Dari hasil penelitian menunjukkan bahwa metode nirkekerasan yang paling efektif dalam Aksi Kamisan adalah pidato publik, penggunaan simbol pakaian hitam, dan pertunjukan seni. Metode ini berhasil menarik perhatian publik dan meningkatkan kesadaran masyarakat tentang isu-isu HAM. “Selain itu, aksi ini juga menciptakan ruang diskusi inklusif dimana berbagai kelompok masyarakat dapat berpartisipasi aktif dalam memperjuangkan hak-hak mereka,” kata Caecilia.
Meski begitu, penelitian ini juga mengungkap tantangan yang dihadapi dalam memanfaatkan ruang publik Tugu Yogyakarta, seperti keterbatasan infrastruktur dan peraturan mengenai pemasangan banner. “Kami harus kreatif dalam memanfaatkan ruang yang ada dan mematuhi peraturan yang berlaku. Namun, tantangan ini justru mendorong kami untuk mencari solusi inovatif,” kata Chiara Adelia Maria Dewanti menjelaskan.
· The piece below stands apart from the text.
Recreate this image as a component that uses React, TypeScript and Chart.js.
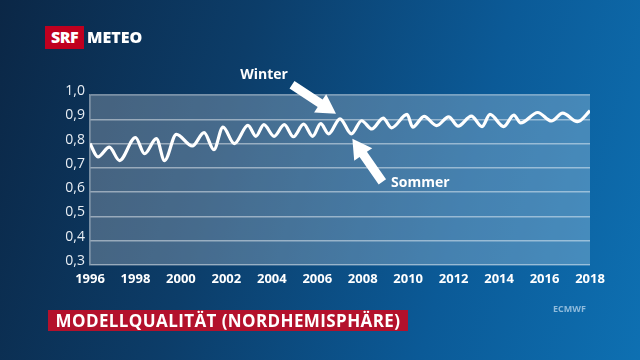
import React, { useEffect, useRef } from "react";
import { Chart, registerables } from "chart.js";

Chart.register(...registerables);

// Decimal years of the seasonal peaks/troughs and the model quality score
const times = [
  1996.0, 1996.35, 1996.85, 1997.3, 1998.0, 1998.4, 1998.92, 1999.28, 1999.8, 2000.5,
  2001.02, 2001.45, 2001.85, 2002.35, 2002.95, 2003.3, 2003.65, 2004.1, 2004.55, 2004.95,
  2005.4, 2005.8, 2006.15, 2006.5, 2007.0, 2007.5, 2007.95, 2008.4, 2008.9, 2009.27,
  2009.95, 2010.2, 2010.7, 2011.25, 2011.78, 2012.2, 2012.78, 2013.25, 2013.6, 2014.2,
  2014.65, 2014.95, 2015.7, 2016.3, 2016.8, 2017.45, 2018.0,
];
const scores = [
  0.8, 0.745, 0.785, 0.73, 0.825, 0.758, 0.82, 0.73, 0.838, 0.79,
  0.845, 0.775, 0.868, 0.8, 0.875, 0.83, 0.878, 0.83, 0.878, 0.828,
  0.88, 0.83, 0.882, 0.84, 0.902, 0.84, 0.894, 0.86, 0.905, 0.865,
  0.92, 0.868, 0.912, 0.874, 0.91, 0.872, 0.913, 0.87, 0.92, 0.87,
  0.917, 0.885, 0.928, 0.893, 0.925, 0.89, 0.935,
];
const xMin = 1996;
const xMax = 2018;
const xStep = 2;
const yMin = 0.3;
const yMax = 1.0;
const yStep = 0.1;
const winterPoint = { x: 2007.0, y: 0.902, label: "Winter" };
const sommerPoint = { x: 2007.5, y: 0.84, label: "Sommer" };
const titleText = "MODELLQUALITÄT (NORDHEMISPHÄRE)";
const sourceText = "ECMWF";

const FONT = "'Open Sans', 'Noto Sans', sans-serif";

function drawArrow(
  ctx: CanvasRenderingContext2D,
  tx: number, ty: number, hx: number, hy: number,
  shaftW: number, headLen: number, headW: number
) {
  const dx = hx - tx;
  const dy = hy - ty;
  const len = Math.hypot(dx, dy);
  const ux = dx / len;
  const uy = dy / len;
  const nx = -uy;
  const ny = ux;
  const bx = hx - ux * headLen;
  const by = hy - uy * headLen;
  ctx.beginPath();
  ctx.moveTo(tx + nx * shaftW / 2, ty + ny * shaftW / 2);
  ctx.lineTo(bx + nx * shaftW / 2, by + ny * shaftW / 2);
  ctx.lineTo(bx + nx * headW / 2, by + ny * headW / 2);
  ctx.lineTo(hx, hy);
  ctx.lineTo(bx - nx * headW / 2, by - ny * headW / 2);
  ctx.lineTo(bx - nx * shaftW / 2, by - ny * shaftW / 2);
  ctx.lineTo(tx - nx * shaftW / 2, ty - ny * shaftW / 2);
  ctx.closePath();
  ctx.fill();
}

const plotBgPlugin = {
  id: "plotBg",
  beforeDraw(chart: any) {
    const { ctx, chartArea } = chart;
    ctx.save();
    ctx.fillStyle = "rgba(255,255,255,0.24)";
    ctx.fillRect(chartArea.left, chartArea.top, chartArea.right - chartArea.left, chartArea.bottom - chartArea.top);
    ctx.restore();
  },
};

const annotationPlugin = {
  id: "seasonArrows",
  afterDatasetsDraw(chart: any) {
    const { ctx, scales } = chart;
    const xs = scales.x;
    const ys = scales.y;
    ctx.save();
    ctx.fillStyle = "#ffffff";
    // Winter
    const wx = xs.getPixelForValue(winterPoint.x) - 4;
    const wy = ys.getPixelForValue(winterPoint.y) - 5;
    drawArrow(ctx, wx - 44, wy - 29, wx, wy, 9, 19, 22);
    ctx.font = `bold 14px ${FONT}`;
    ctx.textAlign = "center";
    ctx.textBaseline = "middle";
    ctx.fillText(winterPoint.label, wx - 72, wy - 39);
    // Sommer
    const sx = xs.getPixelForValue(sommerPoint.x) + 1;
    const sy = ys.getPixelForValue(sommerPoint.y) + 5;
    drawArrow(ctx, sx + 30, sy + 43, sx, sy, 9, 19, 22);
    ctx.fillText(sommerPoint.label, sx + 68, sy + 44);
    ctx.restore();
  },
};

export default function App() {
  const ref = useRef<HTMLCanvasElement | null>(null);

  useEffect(() => {
    if (!ref.current) return;
    const gridColor = "rgba(255,255,255,0.45)";
    const chart = new Chart(ref.current, {
      type: "line",
      data: {
        datasets: [
          {
            data: times.map((t, i) => ({ x: t, y: scores[i] })),
            borderColor: "#ffffff",
            borderWidth: 3.2,
            pointRadius: 0,
            cubicInterpolationMode: "monotone",
            fill: false,
          },
        ],
      },
      options: {
        responsive: false,
        animation: false,
        events: [],
        layout: { padding: { left: 40, right: 50, top: 95, bottom: 65 } },
        plugins: { legend: { display: false }, tooltip: { enabled: false }, title: { display: false } },
        scales: {
          x: {
            type: "linear",
            min: xMin,
            max: xMax,
            grid: { display: false, drawTicks: false },
            border: { display: false },
            afterFit: (s: any) => { s.height = 30; },
            ticks: {
              stepSize: xStep,
              color: "#ffffff",
              padding: 6,
              maxRotation: 0,
              autoSkip: false,
              font: { family: FONT, size: 13, weight: "bold" },
              callback: (v: any) => String(v),
            },
          },
          y: {
            min: yMin,
            max: yMax,
            grid: { color: gridColor, lineWidth: 1.5, drawTicks: false },
            border: { display: true, color: gridColor, width: 1.5 },
            afterFit: (s: any) => { s.width = 50; },
            ticks: {
              stepSize: yStep,
              color: "#e8eef4",
              padding: 5,
              labelOffset: -4,
              font: { family: FONT, size: 14, weight: 500 },
              callback: (v: any) => Number(v).toFixed(1).replace(".", ","),
            },
          },
        },
      },
      plugins: [plotBgPlugin, annotationPlugin],
    } as any);
    return () => chart.destroy();
  }, []);

  return (
    <div
      style={{
        position: "fixed",
        left: 0,
        top: 0,
        width: 640,
        height: 360,
        overflow: "hidden",
        background: "linear-gradient(105deg, #0b2746 0%, #0c3d69 35%, #0b5a97 70%, #0e70b2 100%)",
        fontFamily: FONT,
      }}
    >
      <canvas ref={ref} width={640} height={360} style={{ position: "absolute", left: 0, top: 0 }} />
      <div
        style={{
          position: "absolute",
          left: 45,
          top: 26,
          width: 39,
          height: 23,
          background: "#c0001f",
          color: "#fff",
          fontWeight: 800,
          fontSize: 16,
          lineHeight: "23px",
          textAlign: "center",
          letterSpacing: -0.5,
        }}
      >
        SRF
      </div>
      <div
        style={{
          position: "absolute",
          left: 87,
          top: 26,
          height: 23,
          color: "#fff",
          fontWeight: 800,
          fontSize: 16,
          lineHeight: "23px",
        }}
      >
        METEO
      </div>
      <div
        style={{
          position: "absolute",
          left: 48,
          top: 310,
          width: 360,
          height: 21,
          background: "#b3112c",
          color: "#fff",
          fontWeight: 700,
          fontSize: 17,
          lineHeight: "21px",
          letterSpacing: 0.4,
          textAlign: "center",
          whiteSpace: "nowrap",
        }}
      >
        {titleText}
      </div>
      <div
        style={{
          position: "absolute",
          left: 553,
          top: 303,
          color: "#8fbbdc",
          fontWeight: 700,
          fontSize: 9,
          lineHeight: "12px",
        }}
      >
        {sourceText}
      </div>
    </div>
  );
}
Menurut Alma Sophia, ia dan tim memberikan rekomendasi strategis untuk meningkatkan efektivitas Aksi Kamisan Yogyakarta yakni mengundang stakeholder terkait isu yang diangkat dalam aksi sehingga memungkinkan dialog dua arah yang konstruktif
Penelitian yang dilakukan selama empat bulan ini tidak hanya menghasilkan laporan dan artikel ilmiah, tetapi juga berbagai luaran media sosial melalui akun @pkmrshugm.kamisan. Dengan pendekatan kualitatif, tim ini berhasil menganalisis dan merumuskan strategi pemanfaatan ruang publik yang inovatif dan responsif terhadap kebutuhan masyarakat. Penelitian ini diharapkan dapat menjadi referensi bagi akademisi, praktisi, dan pemerintah dalam memahami dan mengoptimalkan pemanfaatan ruang publik untuk aksi advokasi yang efektif dan inklusif. “Dengan demikian, Tugu Yogyakarta tidak hanya menjadi simbol sejarah, tetapi juga pusat dinamika sosial yang mendukung demokrasi dan hak asasi manusia,” pungkas Alma.